What this task involves » Your copy of the material must match it exactly, except that pictures are dropped.

######

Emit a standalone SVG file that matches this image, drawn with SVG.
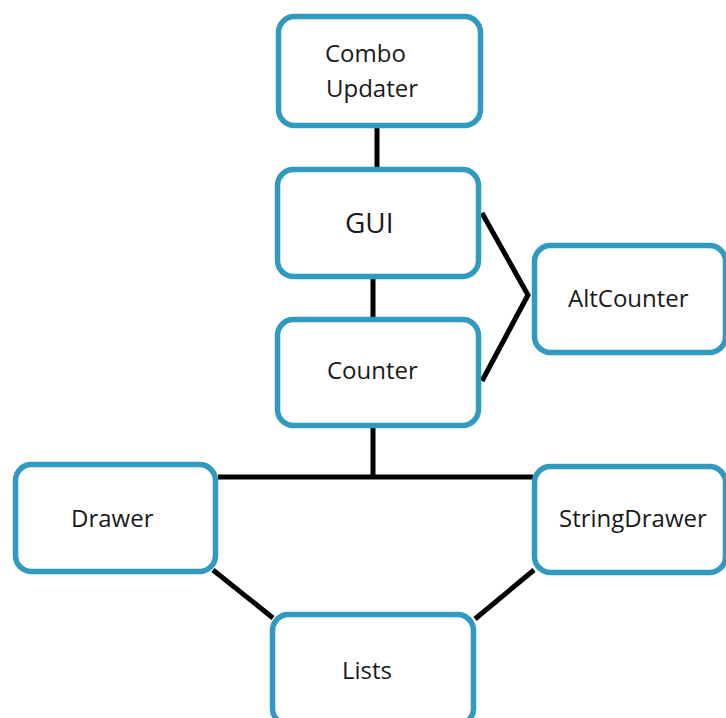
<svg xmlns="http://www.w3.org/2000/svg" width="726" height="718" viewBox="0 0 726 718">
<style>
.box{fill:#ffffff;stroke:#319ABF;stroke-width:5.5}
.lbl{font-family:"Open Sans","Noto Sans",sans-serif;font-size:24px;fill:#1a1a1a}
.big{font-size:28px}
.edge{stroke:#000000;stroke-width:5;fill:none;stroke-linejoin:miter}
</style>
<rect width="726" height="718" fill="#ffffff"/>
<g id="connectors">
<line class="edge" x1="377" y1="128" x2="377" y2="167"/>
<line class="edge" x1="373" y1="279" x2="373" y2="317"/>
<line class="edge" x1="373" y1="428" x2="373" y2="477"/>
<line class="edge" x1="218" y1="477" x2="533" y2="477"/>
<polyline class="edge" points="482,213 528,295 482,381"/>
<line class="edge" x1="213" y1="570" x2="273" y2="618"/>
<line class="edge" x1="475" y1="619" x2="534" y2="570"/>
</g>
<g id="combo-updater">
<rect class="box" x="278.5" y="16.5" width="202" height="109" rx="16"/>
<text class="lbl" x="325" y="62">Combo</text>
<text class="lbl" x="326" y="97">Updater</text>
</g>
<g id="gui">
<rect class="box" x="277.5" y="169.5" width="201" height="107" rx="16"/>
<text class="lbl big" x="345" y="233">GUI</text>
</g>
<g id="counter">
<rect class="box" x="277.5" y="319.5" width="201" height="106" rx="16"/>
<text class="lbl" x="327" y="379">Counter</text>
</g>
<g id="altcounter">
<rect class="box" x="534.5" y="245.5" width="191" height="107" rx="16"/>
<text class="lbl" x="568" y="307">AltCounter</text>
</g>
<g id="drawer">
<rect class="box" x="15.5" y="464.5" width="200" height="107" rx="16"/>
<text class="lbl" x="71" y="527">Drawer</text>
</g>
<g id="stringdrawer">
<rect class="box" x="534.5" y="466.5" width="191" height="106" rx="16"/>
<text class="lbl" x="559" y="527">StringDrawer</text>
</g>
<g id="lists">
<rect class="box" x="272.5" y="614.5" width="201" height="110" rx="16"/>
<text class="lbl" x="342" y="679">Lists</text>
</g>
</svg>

######

Answer to this problem »
Emit a standalone SVG file that matches this image, drawn with SVG.
<svg xmlns="http://www.w3.org/2000/svg" width="726" height="718" viewBox="0 0 726 718">
<style>
.box{fill:#ffffff;stroke:#319ABF;stroke-width:5.5}
.lbl{font-family:"Open Sans","Noto Sans",sans-serif;font-size:24px;fill:#1a1a1a}
.big{font-size:28px}
.edge{stroke:#000000;stroke-width:5;fill:none;stroke-linejoin:miter}
</style>
<rect width="726" height="718" fill="#ffffff"/>
<g id="connectors">
<line class="edge" x1="377" y1="128" x2="377" y2="167"/>
<line class="edge" x1="373" y1="279" x2="373" y2="317"/>
<line class="edge" x1="373" y1="428" x2="373" y2="477"/>
<line class="edge" x1="218" y1="477" x2="533" y2="477"/>
<polyline class="edge" points="482,213 528,295 482,381"/>
<line class="edge" x1="213" y1="570" x2="273" y2="618"/>
<line class="edge" x1="475" y1="619" x2="534" y2="570"/>
</g>
<g id="combo-updater">
<rect class="box" x="278.5" y="16.5" width="202" height="109" rx="16"/>
<text class="lbl" x="325" y="62">Combo</text>
<text class="lbl" x="326" y="97">Updater</text>
</g>
<g id="gui">
<rect class="box" x="277.5" y="169.5" width="201" height="107" rx="16"/>
<text class="lbl big" x="345" y="233">GUI</text>
</g>
<g id="counter">
<rect class="box" x="277.5" y="319.5" width="201" height="106" rx="16"/>
<text class="lbl" x="327" y="379">Counter</text>
</g>
<g id="altcounter">
<rect class="box" x="534.5" y="245.5" width="191" height="107" rx="16"/>
<text class="lbl" x="568" y="307">AltCounter</text>
</g>
<g id="drawer">
<rect class="box" x="15.5" y="464.5" width="200" height="107" rx="16"/>
<text class="lbl" x="71" y="527">Drawer</text>
</g>
<g id="stringdrawer">
<rect class="box" x="534.5" y="466.5" width="191" height="106" rx="16"/>
<text class="lbl" x="559" y="527">StringDrawer</text>
</g>
<g id="lists">
<rect class="box" x="272.5" y="614.5" width="201" height="110" rx="16"/>
<text class="lbl" x="342" y="679">Lists</text>
</g>
</svg>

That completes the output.